It boils down to creativity. What we truly admire in mathematical achievements are the creative leaps when creating new theories (category theory, calculus), not mathematical prowess, which is a tool. Good problem solving is also highly regarded, but it's also admired for the creative ideas it takes while doing the proof. Computers are terrible at creativity, but insanely better than humans at raw computational power. We don't even have what can barely sounds like a mathematical model for creativity.
When people thought computers could not beat people at chess, it was because they assumed it was a task that required creativity, and could not be done with only raw computational power, fine-tuned heuristics, and good interpolation from known results (in most games, this move fails, so it's probably a bad move). It's basically the Chinese room Gedankenexperiment all over again: you don't need to understand Chinese to form valid Chinese sentences given that you have a good enough grasp of the syntactic game.
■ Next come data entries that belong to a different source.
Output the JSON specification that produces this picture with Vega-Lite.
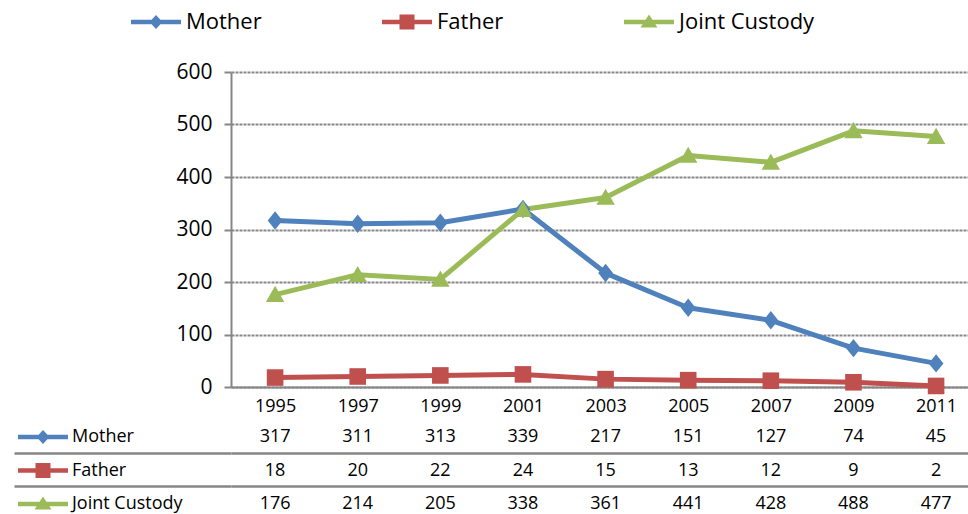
{
  "$schema": "https://vega.github.io/schema/vega-lite/v6.json",
  "padding": {"left": 12, "top": 11, "right": 0, "bottom": 0},
  "background": "white",
  "config": {"font": "Open Sans", "view": {"stroke": null}},
  "data": {"values": [
    {"year": "1995", "series": "Mother", "value": 317},
    {"year": "1997", "series": "Mother", "value": 311},
    {"year": "1999", "series": "Mother", "value": 313},
    {"year": "2001", "series": "Mother", "value": 339},
    {"year": "2003", "series": "Mother", "value": 217},
    {"year": "2005", "series": "Mother", "value": 151},
    {"year": "2007", "series": "Mother", "value": 127},
    {"year": "2009", "series": "Mother", "value": 74},
    {"year": "2011", "series": "Mother", "value": 45},
    {"year": "1995", "series": "Father", "value": 18},
    {"year": "1997", "series": "Father", "value": 20},
    {"year": "1999", "series": "Father", "value": 22},
    {"year": "2001", "series": "Father", "value": 24},
    {"year": "2003", "series": "Father", "value": 15},
    {"year": "2005", "series": "Father", "value": 13},
    {"year": "2007", "series": "Father", "value": 12},
    {"year": "2009", "series": "Father", "value": 9},
    {"year": "2011", "series": "Father", "value": 2},
    {"year": "1995", "series": "Joint Custody", "value": 176},
    {"year": "1997", "series": "Joint Custody", "value": 214},
    {"year": "1999", "series": "Joint Custody", "value": 205},
    {"year": "2001", "series": "Joint Custody", "value": 338},
    {"year": "2003", "series": "Joint Custody", "value": 361},
    {"year": "2005", "series": "Joint Custody", "value": 441},
    {"year": "2007", "series": "Joint Custody", "value": 428},
    {"year": "2009", "series": "Joint Custody", "value": 488},
    {"year": "2011", "series": "Joint Custody", "value": 477}
  ]},
  "spacing": 4,
  "resolve": {"scale": {"color": "independent"}, "legend": {"color": "independent"}},
  "vconcat": [
    {
      "width": 737,
      "height": 315,
      "encoding": {
        "x": {"field": "year", "type": "ordinal",
          "scale": {"type": "point", "padding": 0.46, "align": 0.58},
          "axis": {"title": null, "labelAngle": 0, "ticks": false, "labelPadding": 10, "labelFontSize": 18, "labelColor": "black", "domainColor": "#868686", "domainWidth": 2, "grid": false}},
        "y": {"field": "value", "type": "quantitative",
          "scale": {"domain": [0, 600], "nice": false},
          "axis": {"title": null, "values": [0, 100, 200, 300, 400, 500, 600], "tickSize": 7, "tickColor": "#868686", "tickWidth": 2, "labelPadding": 12, "labelFontSize": 21, "labelColor": "black", "domainColor": "#868686", "domainWidth": 2, "gridColor": "#878787", "gridWidth": 2, "gridDash": [3, 1]}},
        "color": {"field": "series", "type": "nominal",
          "scale": {"domain": ["Mother", "Father", "Joint Custody"], "range": ["#4F81BD", "#C0504D", "#9BBB59"]},
          "legend": {"orient": "none", "legendX": -101, "legendY": -61, "direction": "horizontal", "title": null,
            "symbolType": {"expr": "datum.value == 'Mother' ? 'M-1,-0.22H4V0.22H-1Z M0.85,0L1.5,-0.7L2.15,0L1.5,0.7Z' : datum.value == 'Father' ? 'M-1,-0.22H4V0.22H-1Z M0.75,-0.75H2.25V0.75H0.75Z' : 'M-1,-0.22H4V0.22H-1Z M1.5,-0.75L2.35,0.55L0.65,0.55Z'"},
            "symbolSize": 400, "symbolStrokeWidth": 0, "symbolOpacity": 1, "symbolFillColor": null,
            "labelFontSize": 22, "labelOffset": 34, "columnPadding": 119, "labelColor": "black"}}
      },
      "layer": [
        {
          "mark": {"type": "point", "filled": true, "opacity": 1, "size": 324, "strokeWidth": 0},
          "encoding": {
            "shape": {"field": "series", "type": "nominal",
              "scale": {"domain": ["Mother", "Father", "Joint Custody"], "range": ["M-0.8,0L0,-1L0.8,0L0,1Z", "M-0.9,-0.9H0.9V0.9H-0.9Z", "M0,-0.95L1,0.8L-1,0.8Z"]},
              "legend": null},
            "opacity": {"value": 0}
          }
        },
        {
          "mark": {"type": "line", "strokeWidth": 5, "strokeCap": "round", "strokeJoin": "round"}
        },
        {
          "mark": {"type": "point", "filled": true, "opacity": 1, "size": 340, "strokeWidth": 0},
          "encoding": {
            "shape": {"field": "series", "type": "nominal",
              "scale": {"domain": ["Mother", "Father", "Joint Custody"], "range": ["M-0.8,0L0,-1L0.8,0L0,1Z", "M-0.9,-0.9H0.9V0.9H-0.9Z", "M0,-0.95L1,0.8L-1,0.8Z"]},
              "legend": null}
          }
        }
      ]
    },
    {
      "width": 737,
      "height": 94,
      "encoding": {
        "x": {"field": "year", "type": "ordinal",
          "scale": {"type": "point", "padding": 0.46, "align": 0.58},
          "axis": null},
        "y": {"field": "series", "type": "nominal",
          "scale": {"type": "point", "domain": ["Mother", "Father", "Joint Custody"], "padding": 0.395, "align": 0.677},
          "axis": {"title": null, "labels": false, "values": ["Mother", "Father"], "tickOffset": 15.5, "tickSize": 217, "tickColor": "#868686", "tickWidth": 2.5, "grid": true, "gridColor": "#868686", "gridWidth": 2.5, "domain": false}}
      },
      "layer": [
        {
          "mark": {"type": "text", "fontSize": 18, "color": "black"},
          "encoding": {"text": {"field": "value", "type": "quantitative"}}
        },
        {
          "mark": {"type": "point", "filled": true, "opacity": 0},
          "encoding": {
            "color": {"field": "series", "type": "nominal",
              "scale": {"domain": ["Mother", "Father", "Joint Custody"], "range": ["#4F81BD", "#C0504D", "#9BBB59"]},
              "legend": {"orient": "none", "legendX": -213, "legendY": 8, "direction": "vertical", "title": null,
                "symbolType": {"expr": "datum.value == 'Mother' ? 'M-1,-0.22H4V0.22H-1Z M0.85,0L1.5,-0.7L2.15,0L1.5,0.7Z' : datum.value == 'Father' ? 'M-1,-0.22H4V0.22H-1Z M0.75,-0.75H2.25V0.75H0.75Z' : 'M-1,-0.22H4V0.22H-1Z M1.5,-0.75L2.35,0.55L0.65,0.55Z'"},
                "symbolSize": 400, "symbolStrokeWidth": 0, "symbolOpacity": 1,
                "labelFontSize": 18, "labelOffset": 34, "rowPadding": 14.5, "labelColor": "black"}}
          }
        }
      ]
    }
  ]
}
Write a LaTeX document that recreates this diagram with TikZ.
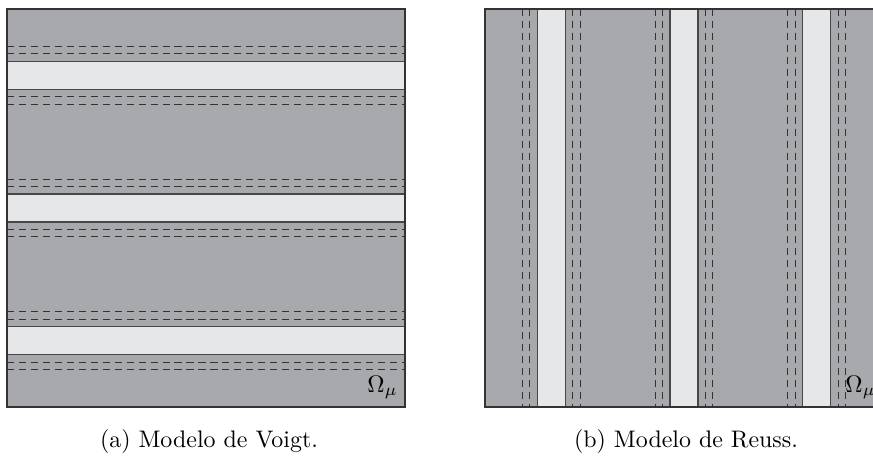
\documentclass[tikz,border=0pt]{standalone}
\begin{document}
\begin{tikzpicture}[x=0.418pt,y=-0.418pt]
\definecolor{matrixgray}{HTML}{A7A9AC}
\definecolor{fibre}{HTML}{E6E7E8}
\tikzset{
  cellborder/.style={draw=black!80, line width=0.5pt},
  layer/.style={fill=fibre, draw=black!72, line width=0.55pt},
  interface/.style={draw=black!80, line width=0.4pt, dash pattern=on 3pt off 2pt},
  subcaption/.style={anchor=base, inner sep=0pt},
  omegalabel/.style={anchor=base west, inner sep=0pt}
}
\def\cellside{398}
\def\halfw{14}
\def\gapA{7.5}
\def\gapB{14.8}
\useasboundingbox (0,0) rectangle (873,457);
\clip (0,0) rectangle (873,457);

% Voigt model: horizontal layers
\begin{scope}[shift={(7,9)}]
  \fill[matrixgray] (0,0) rectangle (\cellside,\cellside);
  \foreach \c in {66.3,199,331.7}{
    \foreach \d in {-\halfw-\gapB,-\halfw-\gapA,\halfw+\gapA,\halfw+\gapB}
      \draw[interface] (0,\c+\d) -- (\cellside,\c+\d);
    \draw[layer] (0,\c-\halfw) rectangle (\cellside,\c+\halfw);
  }
  \draw[cellborder] (0,0) rectangle (\cellside,\cellside);
  \node[omegalabel] (omegaA) at (360,383) {$\Omega_\mu$};
\end{scope}

% Reuss model: vertical layers
\begin{scope}[shift={(485,9)}]
  \fill[matrixgray] (0,0) rectangle (\cellside,\cellside);
  \foreach \c in {66.3,199,331.7}{
    \foreach \d in {-\halfw-\gapB,-\halfw-\gapA,\halfw+\gapA,\halfw+\gapB}
      \draw[interface] (\c+\d,0) -- (\c+\d,\cellside);
    \draw[layer] (\c-\halfw,0) rectangle (\c+\halfw,\cellside);
  }
  \draw[cellborder] (0,0) rectangle (\cellside,\cellside);
  \node[omegalabel] (omegaB) at (360,383) {$\Omega_\mu$};
\end{scope}

\node[subcaption] (capA) at (209,448) {(a) Modelo de Voigt.};
\node[subcaption] (capB) at (686,448) {(b) Modelo de Reuss.};
\end{tikzpicture}
\end{document}
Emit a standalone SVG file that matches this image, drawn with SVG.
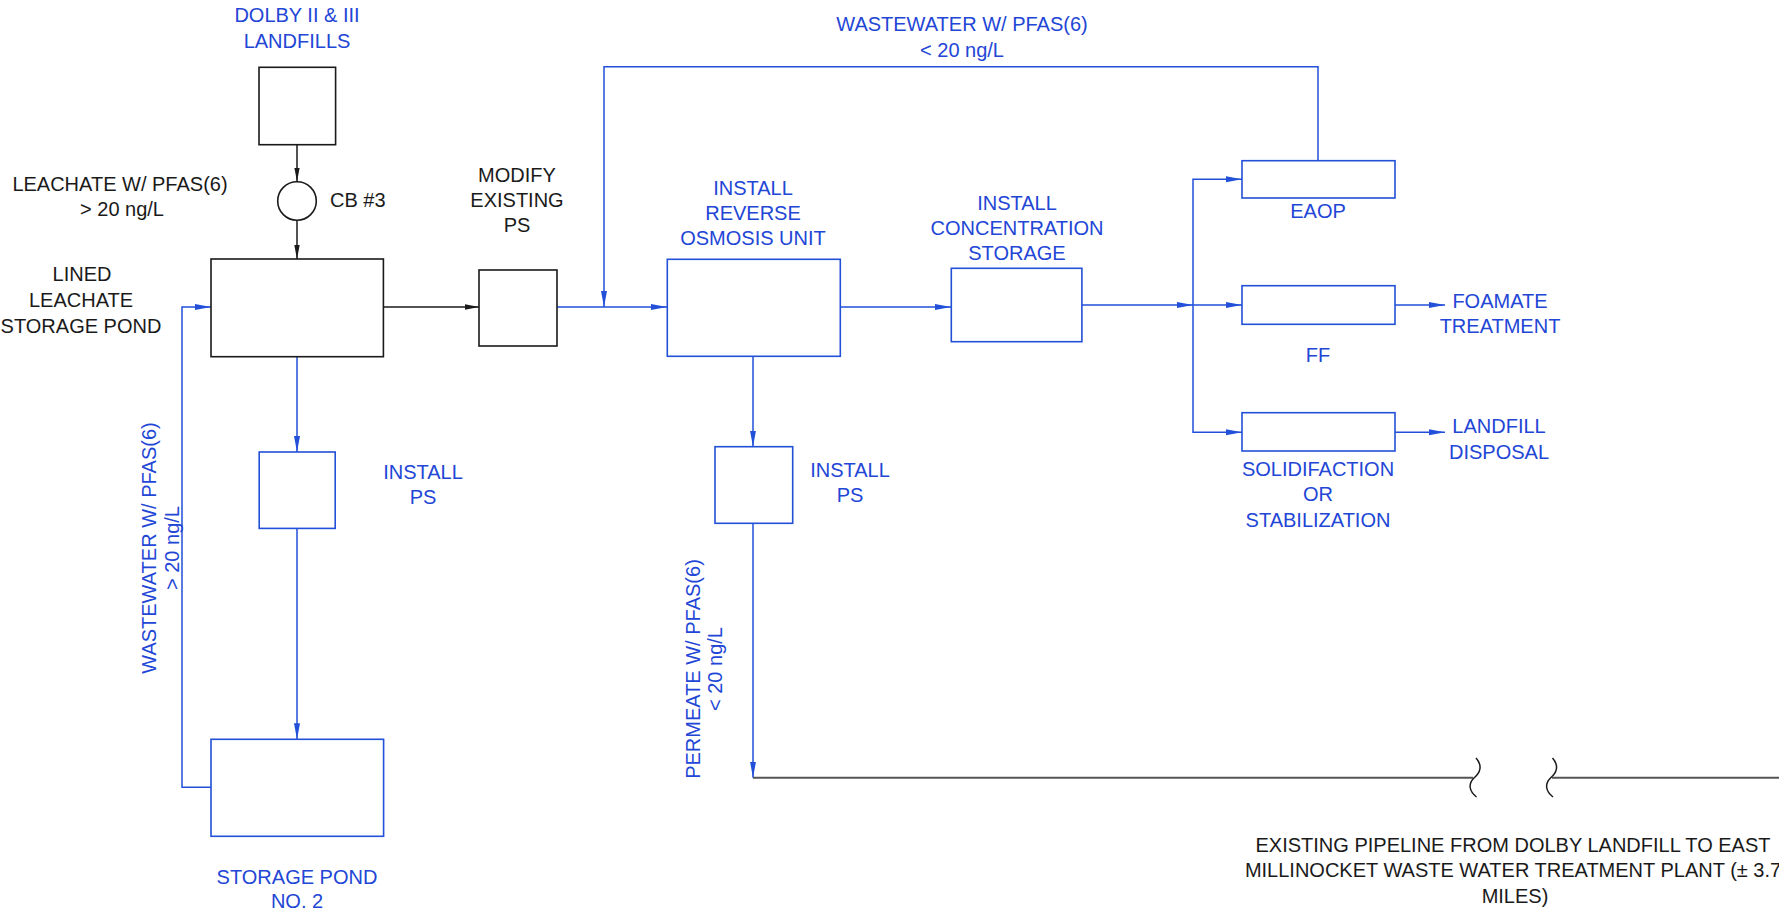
<svg xmlns="http://www.w3.org/2000/svg" width="1779" height="910" viewBox="0 0 1779 910">
<style>
  .t{font-family:"Liberation Sans",Arial,sans-serif;font-size:20px;text-anchor:middle}
  .b{fill:#2246d6}
  .k{fill:#1a1a1a}
  .bx{fill:none;stroke:#2250d8;stroke-width:1.6}
  .kx{fill:none;stroke:#1a1a1a;stroke-width:1.6}
  .bl{fill:none;stroke:#2250d8;stroke-width:1.5}
  .kl{fill:none;stroke:#1a1a1a;stroke-width:1.5}
  .gl{fill:none;stroke:#555;stroke-width:2}
</style>
<defs>
  <marker id="ab" markerWidth="17" markerHeight="8" refX="16" refY="4" orient="auto" markerUnits="userSpaceOnUse"><path d="M0,1 L16,4 L0,7 z" fill="#2250d8"/></marker>
  <marker id="ak" markerWidth="15" markerHeight="8" refX="14" refY="4" orient="auto" markerUnits="userSpaceOnUse"><path d="M0,1.3 L14,4 L0,6.7 z" fill="#1a1a1a"/></marker>
</defs>

<g id="connectors">
  <path class="kl" d="M297,145 V181.5" marker-end="url(#ak)"/>
  <path class="kl" d="M297,220.5 V259" marker-end="url(#ak)"/>
  <path class="kl" d="M383.5,307 H479" marker-end="url(#ak)"/>
  <path class="bl" d="M557,307 H667" marker-end="url(#ab)"/>
  <path class="bl" d="M1318,160.7 V66.7 H604 V307" marker-end="url(#ab)"/>
  <path class="bl" d="M840,307 H951" marker-end="url(#ab)"/>
  <path class="bl" d="M1082,305 H1193" marker-end="url(#ab)"/>
  <path class="bl" d="M1193,305 H1242" marker-end="url(#ab)"/>
  <path class="bl" d="M1193,305 V179.3 H1242" marker-end="url(#ab)"/>
  <path class="bl" d="M1193,305 V432.3 H1242" marker-end="url(#ab)"/>
  <path class="bl" d="M1395,305 H1445" marker-end="url(#ab)"/>
  <path class="bl" d="M1395,432.3 H1445" marker-end="url(#ab)"/>
  <path class="bl" d="M297,356.7 V452" marker-end="url(#ab)"/>
  <path class="bl" d="M297,528.4 V739.3" marker-end="url(#ab)"/>
  <path class="bl" d="M211,787.3 H182 V307 H211" marker-end="url(#ab)"/>
  <path class="bl" d="M753,356.3 V446.7" marker-end="url(#ab)"/>
  <path class="bl" d="M753,523.3 V777.7" marker-end="url(#ab)"/>
  <path class="gl" d="M753,777.7 H1473"/>
  <path class="kl" d="M1476,758 C1483,766 1480,773 1474,778 C1468,784 1469,791 1476.5,797"/>
  <path class="kl" d="M1552.5,758 C1559.5,766 1556.5,773 1550.5,778 C1544.5,784 1545.5,791 1553,797"/>
  <path class="gl" d="M1552,777.7 H1779"/>
</g>

<g id="landfills">
  <rect class="kx" x="259" y="67.3" width="76.6" height="77.4"/>
  <text class="t b" x="297" y="22">DOLBY II &amp; III</text>
  <text class="t b" x="297" y="48">LANDFILLS</text>
</g>

<g id="cb3">
  <circle class="kx" cx="297" cy="201" r="19.3"/>
  <text class="t k" x="330" y="207" style="text-anchor:start">CB #3</text>
</g>

<g id="leachate-label">
  <text class="t k" x="120" y="191">LEACHATE W/ PFAS(6)</text>
  <text class="t k" x="122" y="216">&gt; 20 ng/L</text>
</g>

<g id="lined-pond">
  <rect class="kx" x="211" y="259" width="172.4" height="97.7"/>
  <text class="t k" x="82" y="281">LINED</text>
  <text class="t k" x="81" y="307">LEACHATE</text>
  <text class="t k" x="81" y="333">STORAGE POND</text>
</g>

<g id="modify-ps">
  <rect class="kx" x="479" y="270" width="78" height="76"/>
  <text class="t k" x="517" y="182">MODIFY</text>
  <text class="t k" x="517" y="207">EXISTING</text>
  <text class="t k" x="517" y="232">PS</text>
</g>

<g id="recycle-label">
  <text class="t b" x="962" y="31">WASTEWATER W/ PFAS(6)</text>
  <text class="t b" x="962" y="57">&lt; 20 ng/L</text>
</g>

<g id="ro-unit">
  <rect class="bx" x="667.3" y="259.3" width="173" height="97"/>
  <text class="t b" x="753" y="195">INSTALL</text>
  <text class="t b" x="753" y="220">REVERSE</text>
  <text class="t b" x="753" y="245">OSMOSIS UNIT</text>
</g>

<g id="concentration-storage">
  <rect class="bx" x="951.3" y="268.3" width="130.6" height="73.4"/>
  <text class="t b" x="1017" y="210">INSTALL</text>
  <text class="t b" x="1017" y="235">CONCENTRATION</text>
  <text class="t b" x="1017" y="260">STORAGE</text>
</g>

<g id="eaop">
  <rect class="bx" x="1242" y="160.7" width="153" height="37.3"/>
  <text class="t b" x="1318" y="218">EAOP</text>
</g>

<g id="ff">
  <rect class="bx" x="1242" y="285.7" width="153" height="38.6"/>
  <text class="t b" x="1318" y="362">FF</text>
</g>

<g id="foamate">
  <text class="t b" x="1500" y="308">FOAMATE</text>
  <text class="t b" x="1500" y="333">TREATMENT</text>
</g>

<g id="solidification">
  <rect class="bx" x="1242" y="412.7" width="153" height="38.3"/>
  <text class="t b" x="1318" y="476">SOLIDIFACTION</text>
  <text class="t b" x="1318" y="501">OR</text>
  <text class="t b" x="1318" y="527">STABILIZATION</text>
</g>

<g id="landfill-disposal">
  <text class="t b" x="1499" y="433">LANDFILL</text>
  <text class="t b" x="1499" y="459">DISPOSAL</text>
</g>

<g id="ps-pond">
  <rect class="bx" x="259.2" y="452" width="76" height="76.4"/>
  <text class="t b" x="423" y="479">INSTALL</text>
  <text class="t b" x="423" y="504">PS</text>
</g>

<g id="storage-pond-2">
  <rect class="bx" x="211" y="739.3" width="172.6" height="97"/>
  <text class="t b" x="297" y="884">STORAGE POND</text>
  <text class="t b" x="297" y="908">NO. 2</text>
</g>

<g id="return-label">
  <text class="t b" transform="rotate(-90 155.5 548)" x="155.5" y="548">WASTEWATER W/ PFAS(6)</text>
  <text class="t b" transform="rotate(-90 178.5 548)" x="178.5" y="548">&gt; 20 ng/L</text>
</g>

<g id="ps-permeate">
  <rect class="bx" x="715" y="446.7" width="77.7" height="76.6"/>
  <text class="t b" x="850" y="477">INSTALL</text>
  <text class="t b" x="850" y="502">PS</text>
</g>

<g id="permeate-label">
  <text class="t b" transform="rotate(-90 699.5 669)" x="699.5" y="669">PERMEATE W/ PFAS(6)</text>
  <text class="t b" transform="rotate(-90 721.5 669)" x="721.5" y="669">&lt; 20 ng/L</text>
</g>

<g id="pipeline-label">
  <text class="t k" x="1513" y="852">EXISTING PIPELINE FROM DOLBY LANDFILL TO EAST</text>
  <text class="t k" x="1513" y="877">MILLINOCKET WASTE WATER TREATMENT PLANT (± 3.7</text>
  <text class="t k" x="1515" y="903">MILES)</text>
</g>
</svg>
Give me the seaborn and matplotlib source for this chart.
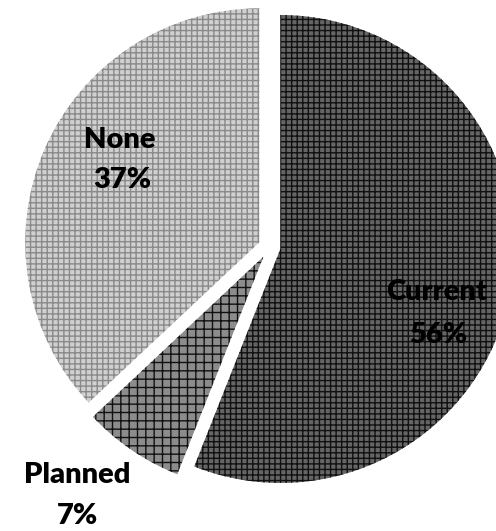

Gowers said in a talk that at least 90% of a mathematican's work is routine, and could very well be automated. This is exactly the same thing, to make most proofs you apply some heuristics, a few classical theorems and techniques. There's no reason to think that this could not be fully automated for a wide range of problems, given enough time.
Now for mathematics, if humans were working at the low-level of axiomatic set theory, then they would have been out-competed by computers long ago. But the fact is that humans (at least, some) can work in inconsistent high-level systems, and fix the problems as they arise because they have a good intuition of what should work (take set theory, lambda-calculus, etc). Beating a human at go is the same kind of work that had been done on chess, so the misunderstanding was just on the true nature of what 'being good at chess/go/X' means, and in particular what it means computationally. We're getting a better idea on these thanks to the advances in proof theory, but that doesn't help with the question of creativity. Note that most 'creative work' can also be reduced to a short set of generic techniques (blending two ideas, changing a parameter, etc), but it doesn't really help getting to the next scientific revolution.
To come back at the issue at hand, the problem is not only finding proofs in mathematics; if you were to run an excellent algorithm that would give you tons of theorems, you would be well-embarassed in finding which ones are useful, and which ones are very convoluted tautologies with little content. Computers can be much better than humans at some mathematical tasks (like we know from a while that they are orders of magnitude better at arithmetic than humans), they are already much better at specific theorem-proving tasks, and the number of such tasks will continue to grow. This doesn't address the creative advantage humans have.